--- Begin SUPPLIED MATERIAL ---

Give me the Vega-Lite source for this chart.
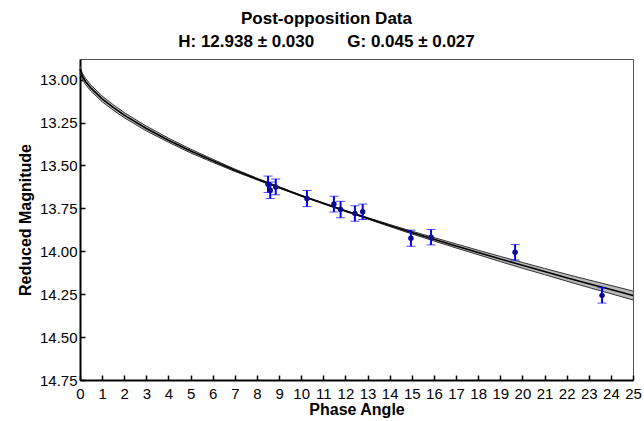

--- End SUPPLIED MATERIAL ---
--- Begin SUPPLIED MATERIAL ---

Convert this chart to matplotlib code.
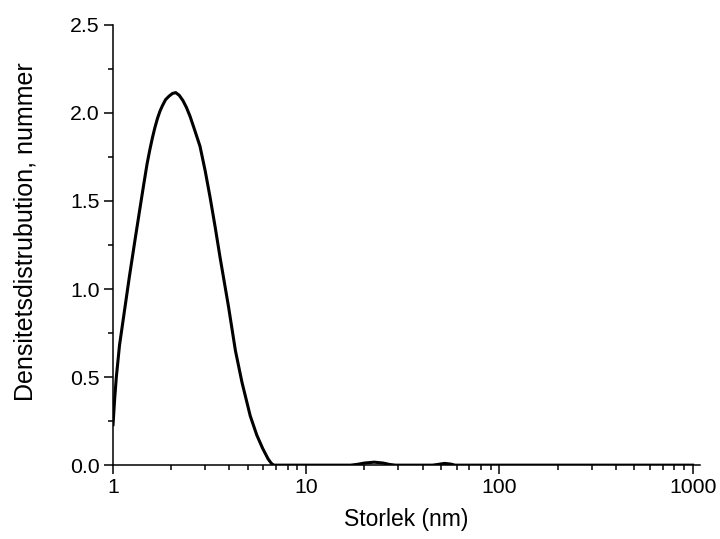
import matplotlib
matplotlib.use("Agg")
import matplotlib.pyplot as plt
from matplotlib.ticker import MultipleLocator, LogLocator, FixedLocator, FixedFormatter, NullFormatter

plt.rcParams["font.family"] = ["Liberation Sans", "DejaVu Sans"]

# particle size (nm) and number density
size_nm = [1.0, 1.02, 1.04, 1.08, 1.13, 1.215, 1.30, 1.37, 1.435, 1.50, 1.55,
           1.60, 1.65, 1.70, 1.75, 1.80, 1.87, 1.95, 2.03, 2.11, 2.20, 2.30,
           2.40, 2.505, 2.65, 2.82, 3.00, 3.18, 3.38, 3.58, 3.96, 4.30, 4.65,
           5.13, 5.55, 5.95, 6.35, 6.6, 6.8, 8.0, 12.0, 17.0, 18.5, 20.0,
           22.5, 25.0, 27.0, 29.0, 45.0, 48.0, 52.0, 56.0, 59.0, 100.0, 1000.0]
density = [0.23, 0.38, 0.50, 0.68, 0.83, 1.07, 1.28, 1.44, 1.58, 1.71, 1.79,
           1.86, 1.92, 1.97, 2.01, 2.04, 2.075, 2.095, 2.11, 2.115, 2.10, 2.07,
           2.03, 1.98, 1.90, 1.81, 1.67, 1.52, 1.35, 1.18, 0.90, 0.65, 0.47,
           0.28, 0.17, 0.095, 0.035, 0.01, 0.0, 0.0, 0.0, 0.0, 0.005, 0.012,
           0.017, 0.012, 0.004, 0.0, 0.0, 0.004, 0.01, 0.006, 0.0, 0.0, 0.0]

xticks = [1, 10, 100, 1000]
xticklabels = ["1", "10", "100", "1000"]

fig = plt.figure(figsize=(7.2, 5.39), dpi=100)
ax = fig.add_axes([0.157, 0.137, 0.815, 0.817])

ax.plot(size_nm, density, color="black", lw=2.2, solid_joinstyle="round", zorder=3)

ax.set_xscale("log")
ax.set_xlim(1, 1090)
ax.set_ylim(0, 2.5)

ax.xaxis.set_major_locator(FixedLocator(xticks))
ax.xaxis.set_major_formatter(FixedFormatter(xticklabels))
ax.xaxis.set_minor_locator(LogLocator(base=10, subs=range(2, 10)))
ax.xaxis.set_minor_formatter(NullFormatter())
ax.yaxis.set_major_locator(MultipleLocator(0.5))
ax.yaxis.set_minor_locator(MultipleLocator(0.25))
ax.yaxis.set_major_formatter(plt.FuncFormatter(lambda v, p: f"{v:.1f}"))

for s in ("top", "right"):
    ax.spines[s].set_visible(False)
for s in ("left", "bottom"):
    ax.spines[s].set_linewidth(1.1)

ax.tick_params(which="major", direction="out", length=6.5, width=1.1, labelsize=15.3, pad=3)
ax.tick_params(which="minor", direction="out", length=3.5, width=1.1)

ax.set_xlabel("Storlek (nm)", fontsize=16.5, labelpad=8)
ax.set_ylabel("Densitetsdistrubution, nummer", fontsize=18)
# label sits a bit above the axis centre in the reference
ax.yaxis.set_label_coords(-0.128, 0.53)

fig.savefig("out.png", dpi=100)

--- End SUPPLIED MATERIAL ---
--- Begin SUPPLIED MATERIAL ---

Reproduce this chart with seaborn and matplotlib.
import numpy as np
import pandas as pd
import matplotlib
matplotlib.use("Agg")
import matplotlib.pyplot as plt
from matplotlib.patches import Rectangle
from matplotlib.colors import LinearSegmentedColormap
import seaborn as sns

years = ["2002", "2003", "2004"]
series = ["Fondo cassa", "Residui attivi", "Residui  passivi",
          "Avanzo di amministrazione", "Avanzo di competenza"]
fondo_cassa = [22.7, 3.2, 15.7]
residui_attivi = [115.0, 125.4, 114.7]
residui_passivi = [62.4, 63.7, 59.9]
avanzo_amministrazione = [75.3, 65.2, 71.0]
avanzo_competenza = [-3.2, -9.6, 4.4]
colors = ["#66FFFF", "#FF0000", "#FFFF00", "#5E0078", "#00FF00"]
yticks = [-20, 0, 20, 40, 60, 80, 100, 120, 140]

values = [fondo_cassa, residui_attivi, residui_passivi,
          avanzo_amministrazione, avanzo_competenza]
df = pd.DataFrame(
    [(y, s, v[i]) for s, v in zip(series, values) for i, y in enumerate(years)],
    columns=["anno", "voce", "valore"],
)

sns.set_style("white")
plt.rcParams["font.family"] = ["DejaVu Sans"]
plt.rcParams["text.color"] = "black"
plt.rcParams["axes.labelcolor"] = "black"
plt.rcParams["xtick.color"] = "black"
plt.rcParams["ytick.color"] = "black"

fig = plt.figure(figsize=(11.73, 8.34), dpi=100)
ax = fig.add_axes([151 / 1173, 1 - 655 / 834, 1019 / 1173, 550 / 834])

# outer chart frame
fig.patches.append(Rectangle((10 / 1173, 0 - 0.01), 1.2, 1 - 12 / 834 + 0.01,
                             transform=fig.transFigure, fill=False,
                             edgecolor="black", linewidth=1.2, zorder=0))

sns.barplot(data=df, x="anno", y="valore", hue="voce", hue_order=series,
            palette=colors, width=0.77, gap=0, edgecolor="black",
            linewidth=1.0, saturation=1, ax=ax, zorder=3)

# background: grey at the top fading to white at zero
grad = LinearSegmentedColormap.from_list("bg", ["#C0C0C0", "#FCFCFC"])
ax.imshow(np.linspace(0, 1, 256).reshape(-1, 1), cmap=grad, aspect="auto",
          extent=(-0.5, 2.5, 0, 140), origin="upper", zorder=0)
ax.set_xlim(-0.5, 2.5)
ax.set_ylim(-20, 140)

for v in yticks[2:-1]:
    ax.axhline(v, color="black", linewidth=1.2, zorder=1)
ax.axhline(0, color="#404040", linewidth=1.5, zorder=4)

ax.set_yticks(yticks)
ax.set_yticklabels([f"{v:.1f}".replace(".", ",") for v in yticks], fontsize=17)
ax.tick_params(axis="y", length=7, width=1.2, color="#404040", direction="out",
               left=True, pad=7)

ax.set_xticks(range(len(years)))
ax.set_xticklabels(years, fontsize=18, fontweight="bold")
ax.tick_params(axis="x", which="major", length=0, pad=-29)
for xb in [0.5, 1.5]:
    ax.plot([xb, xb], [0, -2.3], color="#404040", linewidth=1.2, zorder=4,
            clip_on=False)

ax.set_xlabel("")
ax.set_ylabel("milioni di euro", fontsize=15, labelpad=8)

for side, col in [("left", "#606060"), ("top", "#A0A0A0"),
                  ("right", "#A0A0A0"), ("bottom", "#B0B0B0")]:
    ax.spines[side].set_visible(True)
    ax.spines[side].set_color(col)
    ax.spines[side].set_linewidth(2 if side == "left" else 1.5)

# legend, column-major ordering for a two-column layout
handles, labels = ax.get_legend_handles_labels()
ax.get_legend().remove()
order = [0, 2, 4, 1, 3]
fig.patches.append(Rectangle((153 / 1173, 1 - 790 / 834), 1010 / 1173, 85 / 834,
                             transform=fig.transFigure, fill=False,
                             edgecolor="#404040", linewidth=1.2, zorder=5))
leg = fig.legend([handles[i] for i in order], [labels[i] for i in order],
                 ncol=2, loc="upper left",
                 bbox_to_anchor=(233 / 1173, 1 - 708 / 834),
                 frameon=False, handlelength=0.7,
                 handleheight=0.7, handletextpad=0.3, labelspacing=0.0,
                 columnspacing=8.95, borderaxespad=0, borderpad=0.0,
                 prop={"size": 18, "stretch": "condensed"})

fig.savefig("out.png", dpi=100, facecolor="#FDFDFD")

--- End SUPPLIED MATERIAL ---

OBJECTIVE: From the listing above, copy every line that holds the string "chart".

TASK SOLUTION:
Give me the Vega-Lite source for this chart.
Convert this chart to matplotlib code.
Reproduce this chart with seaborn and matplotlib.
# outer chart frame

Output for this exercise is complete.